Retype, please, the listing from its opening line through the line that contains "const yTicks = [0, 5, 10, 15, 20, 25, 30, 35];", both included, without the pictures.

§ RECORDS SHOWN
--------------------------------------------------

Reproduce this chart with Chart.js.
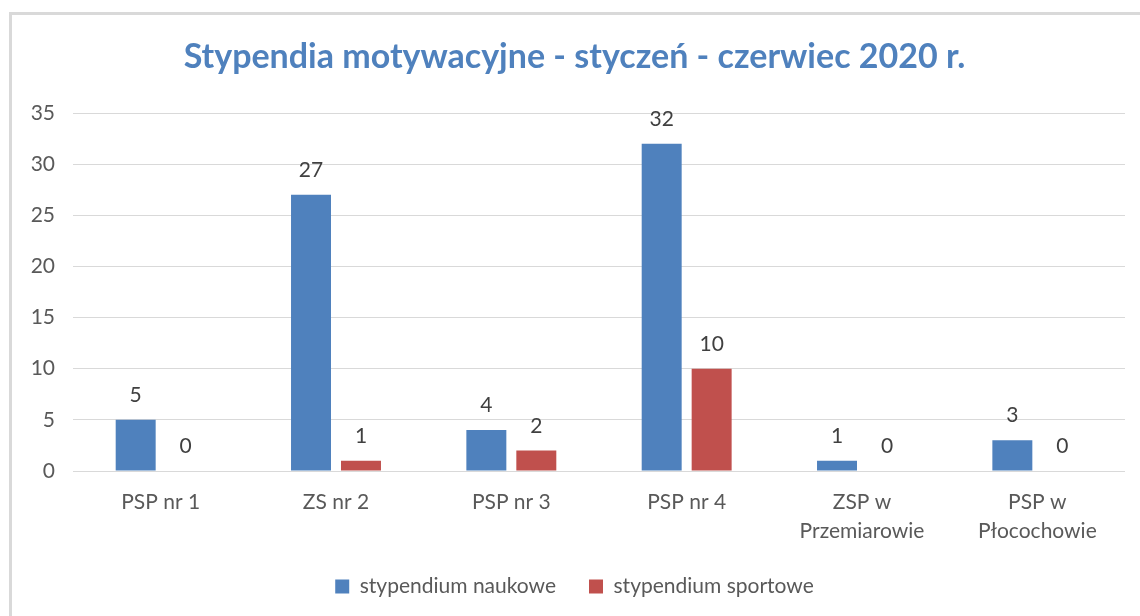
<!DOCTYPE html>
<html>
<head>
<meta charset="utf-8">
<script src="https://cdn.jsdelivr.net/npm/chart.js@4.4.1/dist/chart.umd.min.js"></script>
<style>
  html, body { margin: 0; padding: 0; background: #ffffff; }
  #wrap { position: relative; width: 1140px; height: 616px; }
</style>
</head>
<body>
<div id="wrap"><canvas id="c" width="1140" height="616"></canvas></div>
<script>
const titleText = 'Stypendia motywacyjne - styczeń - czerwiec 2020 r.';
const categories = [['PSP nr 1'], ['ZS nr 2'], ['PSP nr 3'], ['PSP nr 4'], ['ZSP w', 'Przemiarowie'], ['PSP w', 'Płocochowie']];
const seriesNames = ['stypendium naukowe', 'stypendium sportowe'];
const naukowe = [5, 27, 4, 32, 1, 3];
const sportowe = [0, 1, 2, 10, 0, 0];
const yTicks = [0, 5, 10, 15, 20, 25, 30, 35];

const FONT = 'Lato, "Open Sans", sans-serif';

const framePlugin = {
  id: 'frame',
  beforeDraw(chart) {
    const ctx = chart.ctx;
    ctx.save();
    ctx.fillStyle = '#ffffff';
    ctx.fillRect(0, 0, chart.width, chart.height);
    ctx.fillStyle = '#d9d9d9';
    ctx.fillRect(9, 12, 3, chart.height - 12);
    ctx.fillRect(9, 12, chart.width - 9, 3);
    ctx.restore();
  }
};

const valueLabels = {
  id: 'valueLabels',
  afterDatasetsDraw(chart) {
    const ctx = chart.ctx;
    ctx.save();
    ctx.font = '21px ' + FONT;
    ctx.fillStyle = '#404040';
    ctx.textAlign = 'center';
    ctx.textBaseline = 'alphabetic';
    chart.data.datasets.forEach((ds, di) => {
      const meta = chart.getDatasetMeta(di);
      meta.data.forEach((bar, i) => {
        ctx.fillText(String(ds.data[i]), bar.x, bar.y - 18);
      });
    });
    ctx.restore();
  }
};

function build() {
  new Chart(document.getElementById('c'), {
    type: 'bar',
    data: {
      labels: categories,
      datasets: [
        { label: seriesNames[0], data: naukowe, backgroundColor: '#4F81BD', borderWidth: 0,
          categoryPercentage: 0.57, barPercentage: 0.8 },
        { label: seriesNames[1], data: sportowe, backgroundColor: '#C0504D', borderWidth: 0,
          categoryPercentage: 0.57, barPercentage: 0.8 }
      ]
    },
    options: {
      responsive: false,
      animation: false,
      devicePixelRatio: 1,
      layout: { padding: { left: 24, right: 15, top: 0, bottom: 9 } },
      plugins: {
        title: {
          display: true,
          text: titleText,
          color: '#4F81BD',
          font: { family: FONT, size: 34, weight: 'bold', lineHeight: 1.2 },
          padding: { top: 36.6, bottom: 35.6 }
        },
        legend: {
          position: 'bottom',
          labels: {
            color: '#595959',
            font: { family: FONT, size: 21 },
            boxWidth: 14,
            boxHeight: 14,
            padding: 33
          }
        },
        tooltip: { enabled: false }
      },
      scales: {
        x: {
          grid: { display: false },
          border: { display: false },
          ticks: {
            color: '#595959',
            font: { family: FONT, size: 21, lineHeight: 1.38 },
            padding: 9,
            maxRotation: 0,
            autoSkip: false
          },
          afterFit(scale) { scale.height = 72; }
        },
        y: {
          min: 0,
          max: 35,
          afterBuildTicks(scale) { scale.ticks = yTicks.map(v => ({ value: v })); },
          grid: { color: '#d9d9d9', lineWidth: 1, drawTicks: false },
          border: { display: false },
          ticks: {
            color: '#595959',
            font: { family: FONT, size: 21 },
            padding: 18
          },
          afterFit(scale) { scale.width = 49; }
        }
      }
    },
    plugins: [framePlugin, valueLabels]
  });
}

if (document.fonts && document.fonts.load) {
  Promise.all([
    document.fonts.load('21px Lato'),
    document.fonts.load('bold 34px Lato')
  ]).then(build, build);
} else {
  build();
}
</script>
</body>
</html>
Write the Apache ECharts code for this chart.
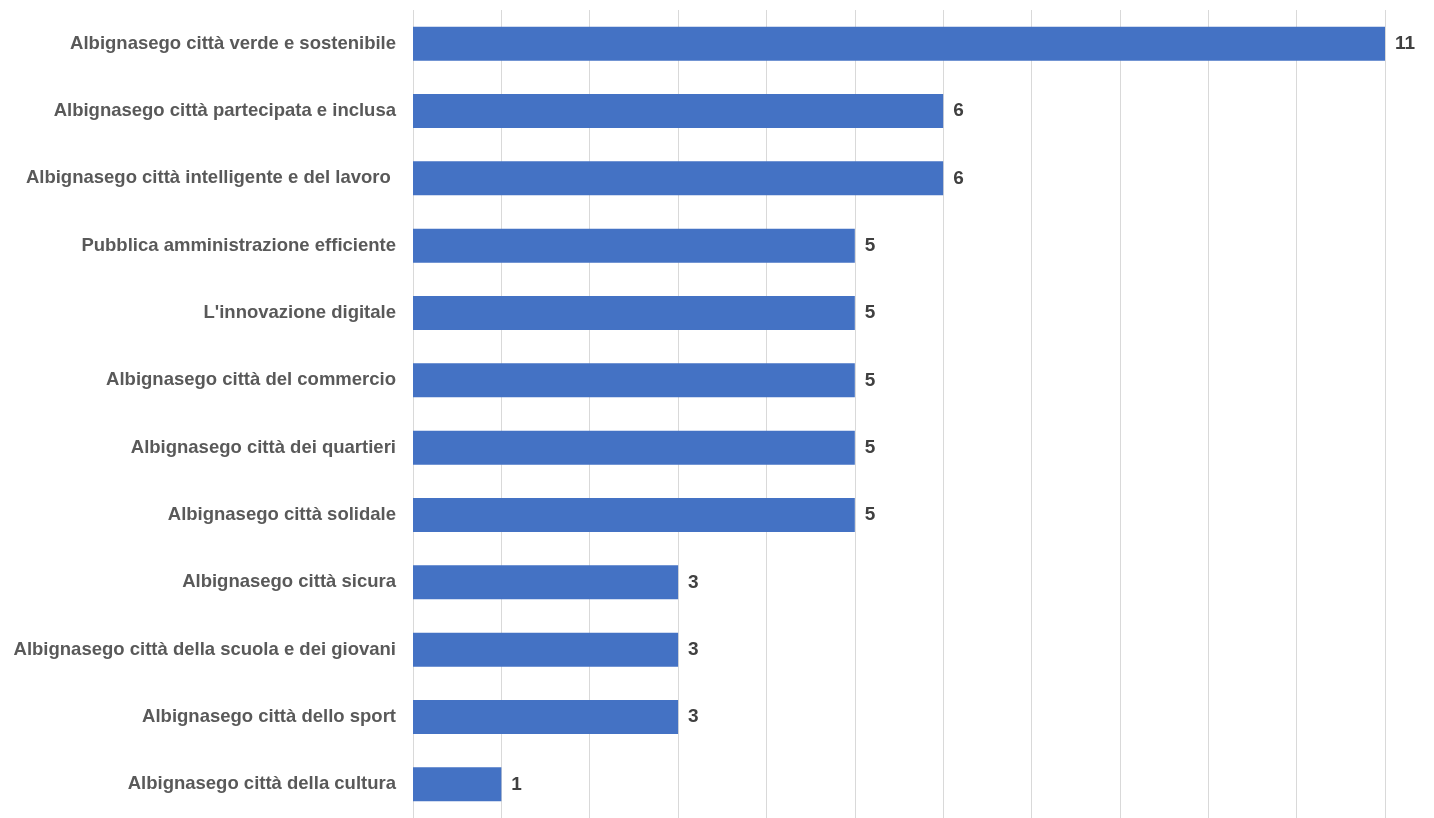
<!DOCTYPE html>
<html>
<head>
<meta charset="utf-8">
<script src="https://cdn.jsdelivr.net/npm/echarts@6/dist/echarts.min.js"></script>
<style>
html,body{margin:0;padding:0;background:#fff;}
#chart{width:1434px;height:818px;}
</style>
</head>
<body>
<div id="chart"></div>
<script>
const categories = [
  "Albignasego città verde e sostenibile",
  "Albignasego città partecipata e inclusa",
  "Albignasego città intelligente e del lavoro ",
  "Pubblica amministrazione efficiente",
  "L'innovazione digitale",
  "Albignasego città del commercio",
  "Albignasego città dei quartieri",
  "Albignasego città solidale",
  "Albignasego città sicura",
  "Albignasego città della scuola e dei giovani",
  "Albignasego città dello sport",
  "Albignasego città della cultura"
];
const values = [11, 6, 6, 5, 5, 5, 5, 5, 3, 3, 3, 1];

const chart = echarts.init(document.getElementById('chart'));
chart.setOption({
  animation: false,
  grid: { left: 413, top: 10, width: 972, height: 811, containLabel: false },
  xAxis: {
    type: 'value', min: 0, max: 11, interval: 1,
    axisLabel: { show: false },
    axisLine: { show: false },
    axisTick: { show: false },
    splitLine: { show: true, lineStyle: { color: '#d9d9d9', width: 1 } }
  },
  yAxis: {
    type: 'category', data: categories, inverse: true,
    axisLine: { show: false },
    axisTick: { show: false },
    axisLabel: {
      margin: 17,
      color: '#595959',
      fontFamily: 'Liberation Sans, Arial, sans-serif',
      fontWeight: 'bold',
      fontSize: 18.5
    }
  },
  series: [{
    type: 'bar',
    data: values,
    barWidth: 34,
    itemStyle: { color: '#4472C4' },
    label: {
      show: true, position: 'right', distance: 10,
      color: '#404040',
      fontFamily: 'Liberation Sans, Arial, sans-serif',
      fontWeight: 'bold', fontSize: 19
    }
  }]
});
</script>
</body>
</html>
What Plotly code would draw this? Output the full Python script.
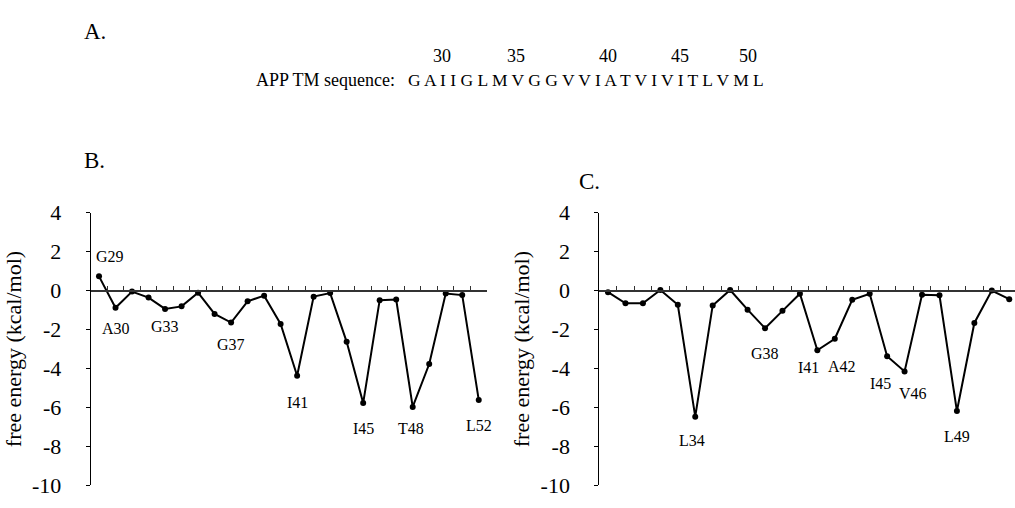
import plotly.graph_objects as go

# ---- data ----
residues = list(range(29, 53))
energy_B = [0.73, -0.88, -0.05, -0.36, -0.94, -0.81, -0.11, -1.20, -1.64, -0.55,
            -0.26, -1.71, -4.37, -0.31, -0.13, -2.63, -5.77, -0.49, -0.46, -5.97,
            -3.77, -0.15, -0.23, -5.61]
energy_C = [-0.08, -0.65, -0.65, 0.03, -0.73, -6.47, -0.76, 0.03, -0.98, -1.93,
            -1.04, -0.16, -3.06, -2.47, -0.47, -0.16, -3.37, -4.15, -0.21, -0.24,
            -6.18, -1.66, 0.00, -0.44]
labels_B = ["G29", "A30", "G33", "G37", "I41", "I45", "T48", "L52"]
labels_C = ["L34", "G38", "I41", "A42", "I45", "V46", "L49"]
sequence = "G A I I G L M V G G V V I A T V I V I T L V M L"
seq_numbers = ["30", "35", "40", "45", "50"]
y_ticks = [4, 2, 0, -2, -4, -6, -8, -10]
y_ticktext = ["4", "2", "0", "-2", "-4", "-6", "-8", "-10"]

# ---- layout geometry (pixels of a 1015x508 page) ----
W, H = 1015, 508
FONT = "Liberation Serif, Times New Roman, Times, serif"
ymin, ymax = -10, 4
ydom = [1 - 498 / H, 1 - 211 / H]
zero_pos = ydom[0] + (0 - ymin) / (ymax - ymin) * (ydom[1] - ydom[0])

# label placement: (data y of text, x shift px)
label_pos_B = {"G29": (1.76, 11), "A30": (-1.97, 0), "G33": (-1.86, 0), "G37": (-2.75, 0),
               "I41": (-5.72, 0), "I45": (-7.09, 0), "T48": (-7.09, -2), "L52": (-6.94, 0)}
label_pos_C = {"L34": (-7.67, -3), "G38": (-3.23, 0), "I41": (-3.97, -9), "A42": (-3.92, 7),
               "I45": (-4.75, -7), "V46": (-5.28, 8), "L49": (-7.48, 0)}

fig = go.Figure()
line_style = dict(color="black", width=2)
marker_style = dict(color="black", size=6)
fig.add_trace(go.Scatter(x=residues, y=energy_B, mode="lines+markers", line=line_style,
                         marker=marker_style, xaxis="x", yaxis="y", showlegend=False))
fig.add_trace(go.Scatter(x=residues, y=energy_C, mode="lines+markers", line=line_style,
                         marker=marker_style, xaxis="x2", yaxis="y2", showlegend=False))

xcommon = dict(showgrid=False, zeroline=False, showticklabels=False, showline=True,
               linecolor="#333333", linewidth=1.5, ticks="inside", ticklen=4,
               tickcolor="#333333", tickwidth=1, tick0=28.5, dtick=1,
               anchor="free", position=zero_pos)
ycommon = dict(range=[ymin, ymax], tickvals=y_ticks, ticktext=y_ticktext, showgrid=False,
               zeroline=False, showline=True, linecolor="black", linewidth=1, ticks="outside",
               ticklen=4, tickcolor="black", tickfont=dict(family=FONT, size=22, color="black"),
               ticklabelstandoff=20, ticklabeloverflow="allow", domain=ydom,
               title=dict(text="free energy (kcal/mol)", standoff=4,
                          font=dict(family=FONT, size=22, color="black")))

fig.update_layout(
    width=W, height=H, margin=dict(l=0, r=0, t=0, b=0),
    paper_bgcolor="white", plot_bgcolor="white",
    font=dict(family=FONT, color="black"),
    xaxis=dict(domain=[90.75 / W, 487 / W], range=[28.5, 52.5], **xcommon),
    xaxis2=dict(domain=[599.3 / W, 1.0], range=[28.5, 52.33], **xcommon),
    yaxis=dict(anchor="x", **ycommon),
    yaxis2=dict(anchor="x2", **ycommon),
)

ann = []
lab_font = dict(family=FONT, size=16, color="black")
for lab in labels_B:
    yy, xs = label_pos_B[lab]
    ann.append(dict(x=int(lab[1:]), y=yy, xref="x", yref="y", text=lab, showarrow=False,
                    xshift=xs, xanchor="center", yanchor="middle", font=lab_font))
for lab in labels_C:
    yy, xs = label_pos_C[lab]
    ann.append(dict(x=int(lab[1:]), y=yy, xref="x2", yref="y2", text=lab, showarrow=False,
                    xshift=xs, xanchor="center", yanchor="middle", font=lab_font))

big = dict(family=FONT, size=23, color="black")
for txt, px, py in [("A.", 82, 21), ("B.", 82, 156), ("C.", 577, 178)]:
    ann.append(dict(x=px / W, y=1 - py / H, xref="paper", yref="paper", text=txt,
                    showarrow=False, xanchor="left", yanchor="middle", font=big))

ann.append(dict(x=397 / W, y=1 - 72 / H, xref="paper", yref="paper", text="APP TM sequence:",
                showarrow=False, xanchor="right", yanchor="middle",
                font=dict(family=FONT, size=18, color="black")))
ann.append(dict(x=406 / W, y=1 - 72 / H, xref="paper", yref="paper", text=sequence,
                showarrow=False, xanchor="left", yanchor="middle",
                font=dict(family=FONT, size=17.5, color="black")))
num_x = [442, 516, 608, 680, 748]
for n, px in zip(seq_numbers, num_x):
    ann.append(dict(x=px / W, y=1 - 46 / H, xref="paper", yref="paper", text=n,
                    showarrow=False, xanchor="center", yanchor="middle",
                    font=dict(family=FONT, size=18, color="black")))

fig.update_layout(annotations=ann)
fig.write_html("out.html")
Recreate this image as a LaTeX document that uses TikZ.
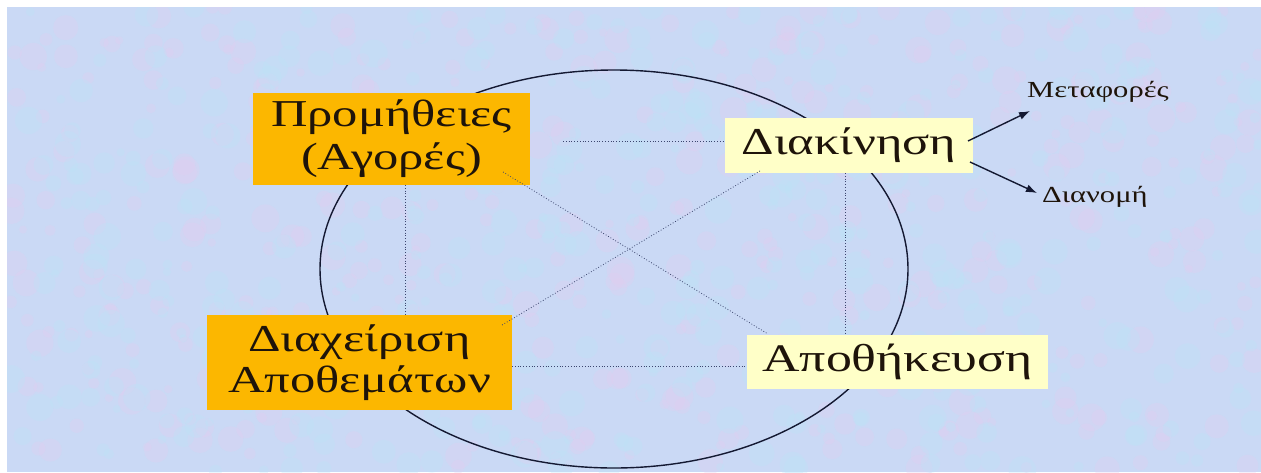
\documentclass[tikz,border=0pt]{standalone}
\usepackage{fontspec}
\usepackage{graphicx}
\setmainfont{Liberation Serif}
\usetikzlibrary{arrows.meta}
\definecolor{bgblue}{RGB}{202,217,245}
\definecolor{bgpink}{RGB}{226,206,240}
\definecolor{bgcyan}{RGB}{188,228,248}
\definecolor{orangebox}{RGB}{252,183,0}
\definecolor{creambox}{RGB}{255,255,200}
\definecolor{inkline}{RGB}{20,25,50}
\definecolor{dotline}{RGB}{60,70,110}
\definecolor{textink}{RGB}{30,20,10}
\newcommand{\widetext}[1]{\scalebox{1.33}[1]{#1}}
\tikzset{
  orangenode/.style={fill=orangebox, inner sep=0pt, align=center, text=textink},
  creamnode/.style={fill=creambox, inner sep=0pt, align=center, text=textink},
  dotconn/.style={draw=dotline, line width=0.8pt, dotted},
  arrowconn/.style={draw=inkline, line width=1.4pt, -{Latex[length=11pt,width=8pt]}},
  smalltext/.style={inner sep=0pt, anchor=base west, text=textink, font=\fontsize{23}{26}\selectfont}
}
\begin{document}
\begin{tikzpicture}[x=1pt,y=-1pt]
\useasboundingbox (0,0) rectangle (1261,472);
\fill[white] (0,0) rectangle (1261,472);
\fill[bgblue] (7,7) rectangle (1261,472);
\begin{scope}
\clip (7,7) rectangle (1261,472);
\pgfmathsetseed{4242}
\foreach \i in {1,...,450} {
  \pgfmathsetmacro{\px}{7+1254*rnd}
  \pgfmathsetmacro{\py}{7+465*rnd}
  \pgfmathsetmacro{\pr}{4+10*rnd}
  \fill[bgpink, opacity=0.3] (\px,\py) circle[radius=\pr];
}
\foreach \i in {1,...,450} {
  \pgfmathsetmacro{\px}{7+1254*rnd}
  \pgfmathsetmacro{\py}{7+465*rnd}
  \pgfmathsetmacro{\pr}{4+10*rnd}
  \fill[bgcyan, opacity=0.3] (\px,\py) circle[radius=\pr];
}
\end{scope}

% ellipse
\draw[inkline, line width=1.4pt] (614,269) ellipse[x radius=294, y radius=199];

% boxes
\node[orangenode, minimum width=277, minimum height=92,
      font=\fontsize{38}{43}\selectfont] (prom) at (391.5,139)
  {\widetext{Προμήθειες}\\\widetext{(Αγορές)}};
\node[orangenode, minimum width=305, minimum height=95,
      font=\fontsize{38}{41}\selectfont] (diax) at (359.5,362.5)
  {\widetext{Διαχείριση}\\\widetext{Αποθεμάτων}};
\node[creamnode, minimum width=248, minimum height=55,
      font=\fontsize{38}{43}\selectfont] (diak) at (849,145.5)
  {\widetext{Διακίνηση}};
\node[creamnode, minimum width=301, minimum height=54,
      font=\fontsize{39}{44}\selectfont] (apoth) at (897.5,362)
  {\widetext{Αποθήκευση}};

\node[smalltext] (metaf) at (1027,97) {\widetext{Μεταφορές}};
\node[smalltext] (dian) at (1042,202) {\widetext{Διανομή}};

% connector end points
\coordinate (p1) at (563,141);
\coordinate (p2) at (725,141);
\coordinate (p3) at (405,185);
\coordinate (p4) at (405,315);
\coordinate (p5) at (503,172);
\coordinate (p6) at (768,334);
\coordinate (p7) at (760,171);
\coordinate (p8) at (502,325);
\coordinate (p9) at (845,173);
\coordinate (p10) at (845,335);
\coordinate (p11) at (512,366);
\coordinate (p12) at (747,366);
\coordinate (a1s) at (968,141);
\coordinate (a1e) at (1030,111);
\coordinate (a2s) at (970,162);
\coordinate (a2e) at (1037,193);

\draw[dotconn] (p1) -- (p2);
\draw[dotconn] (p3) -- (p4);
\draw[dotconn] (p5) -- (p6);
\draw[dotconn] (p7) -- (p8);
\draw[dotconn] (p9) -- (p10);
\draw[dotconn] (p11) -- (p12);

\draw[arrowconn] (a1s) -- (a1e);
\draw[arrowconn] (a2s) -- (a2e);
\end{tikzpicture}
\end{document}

--------------------------------------------------

§ EXERCISE SOLUTION
Reproduce this chart with Chart.js.
<!DOCTYPE html>
<html>
<head>
<meta charset="utf-8">
<script src="https://cdn.jsdelivr.net/npm/chart.js@4.4.1/dist/chart.umd.min.js"></script>
<style>
  html, body { margin: 0; padding: 0; background: #ffffff; }
  #wrap { position: relative; width: 1140px; height: 616px; }
</style>
</head>
<body>
<div id="wrap"><canvas id="c" width="1140" height="616"></canvas></div>
<script>
const titleText = 'Stypendia motywacyjne - styczeń - czerwiec 2020 r.';
const categories = [['PSP nr 1'], ['ZS nr 2'], ['PSP nr 3'], ['PSP nr 4'], ['ZSP w', 'Przemiarowie'], ['PSP w', 'Płocochowie']];
const seriesNames = ['stypendium naukowe', 'stypendium sportowe'];
const naukowe = [5, 27, 4, 32, 1, 3];
const sportowe = [0, 1, 2, 10, 0, 0];
const yTicks = [0, 5, 10, 15, 20, 25, 30, 35];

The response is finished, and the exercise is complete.